I did not explain, as is traditional, all the many joys that my then-fiance, now-wife had brought into my life. I instead spoke of the moments between. My theme was that the big momentous "kodak" happy moments in life are not the "real" moments in life. Instead, the parts that really matter are the moments in between.
Tonight I learned that my LJ friend burninggirl just lost her significant other, who passed away of a heart attack on a day just after Christmas in his very early 20s.
Words cannot describe how this news in a weblog from thousands of miles away in Australia pounds into me like some emotional hammer. But words are my only medium, so I write this post. If I were given to a greater degree of self-pity than I am, I would lament that I can focus on my own reaction at all in the face of such loss. But I feel impelled to write nonetheless.
The passage of the last few years seems to me to bring the transitory nature of life to me so much more than I can ever recall before these times. In July, one of the fellows who is the closest I came to having a mentor in the law passed away after a long battle with personal demons. In January, I waited outside an operating room while my mother had surgery in light of advanced cancer. Indeed, this time last year I waited to find out the prognosis as to another relative's milder cancer.
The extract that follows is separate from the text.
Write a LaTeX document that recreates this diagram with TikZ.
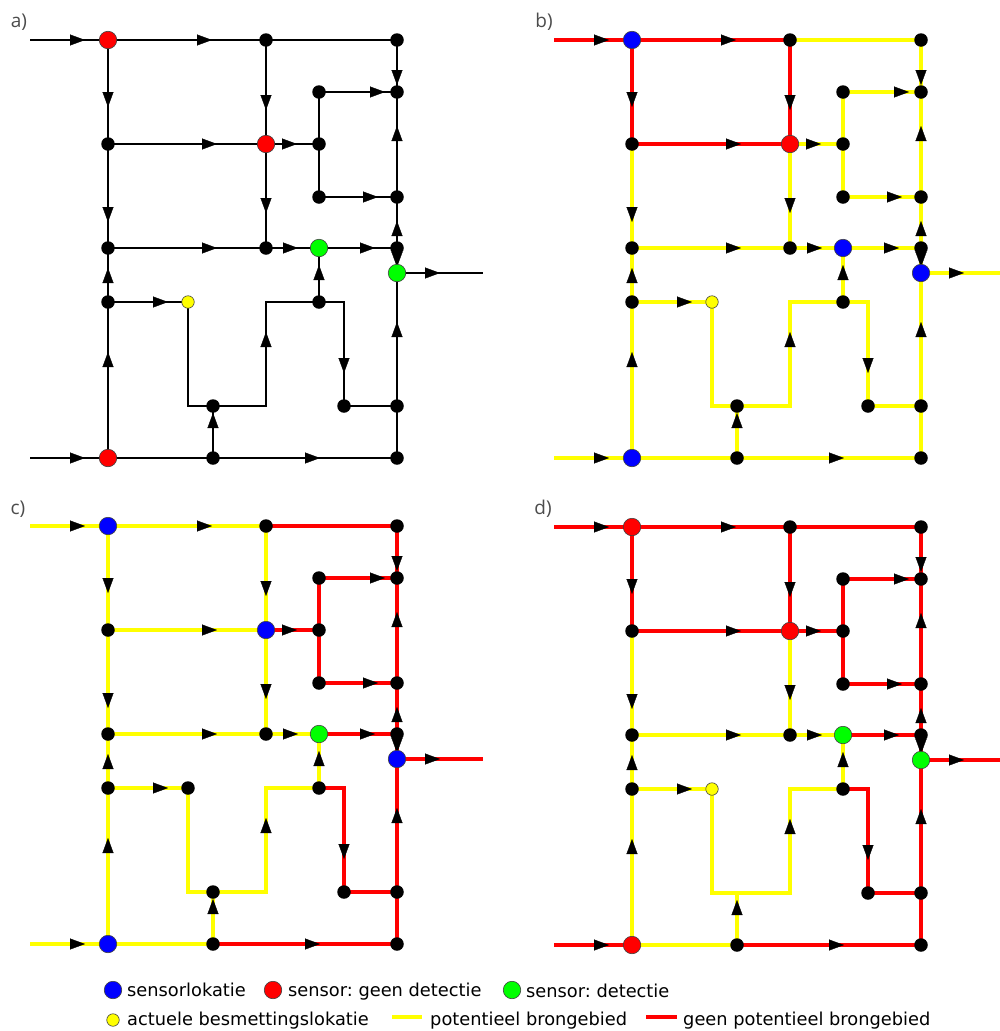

I know it is in part a function of age, but I seem to sense the passing of time and life so much more strongly than I
did as a younger man. There's a funereal hush, sometimes, of anticipation of loss. In much the way, I knew when I turned on my car radio on the morning of September 11, 2001, I knew instantly from the hushed tones of the announcers that something had gone frigteningly awry, before I even heard the facts of the tragedy. I see the time slip by, and begin to expect the unexpected. Because, you see, what I do not expect is what actually happens--growth and maturation and transition and loss.
I think sometimes that I overlook the precious nature of the little moments in which life is truly lived. I read over burninggirl's journal, and I see so much life and hope. Now she must deal with loss, and rediscover hope again only after grief has intervened. In no way can I know the bounds of her loss, and I do not wish to try to "acquire" her loss into my weblog. I just wish the very best for her in this difficult time.
Is there any incantation or chant for such times? I do not believe so. I believe in the rituals and the proprieties and the existence of Spirit and spirit. But these times go beyond belief, beyond ritual, and beyond the easy formulae. I do not see any way to say or do some "clever" thing and make this real and palpable loss less somehow. All one can do is say "I am here. I feel this pain. I am sorry for your far greater pain". It is not "enough". It is all I have and can do. I become weary sometimes of the glib catch phrases such as "grief counselors" and "coping with loss". The actual loss--the moment in which one is bereft--that is an individual experience, something one must go through and pass over to the other side, the post-loss side, where life awaits. One can find comfort in the love of family and friends, but ultimately, one must experience the grief.
The experience is so individual. Twenty five thousand people die in an Iranian earthquake, and I am saddened, but unscarred. One young man dies in another hemisphere whom I never met, and I feel his loss so keenly, though I never knew him. He was a character in a weblog I read. But I learn, as time goes on, that these weblogs have real people who write them. Sometimes these people go through hurt and pain. It would be so much easier if it were all a novel.
It would be so easy to say something trite about appreciating the moments one has with one's loved ones. I'm bored of the pat phrases, though. None of this living is easy, and this is the hardest part. All the "treasure what you have" stuff is just so much fodder for times without loss. When loss occurs, the only thing to do is to recognize that an abrupt and sad moment has arisen, and think about (and in my case, pray about) the deep loss involved.
I believe that life goes on. People play their parts, do their tasks, and savor their moments. But tonight I feel sympathy for my friend burninggirl, and I wish that these moments in her life had not needed to be so difficult just now. But as with any weblog writer/reader, all I can really wish is my best thoughts, and my deepest sympathy. Those are the moments I experience--moments so important, moments in between my own life's passings and transitions, but moments no less real. I am so deeply sorry for her loss.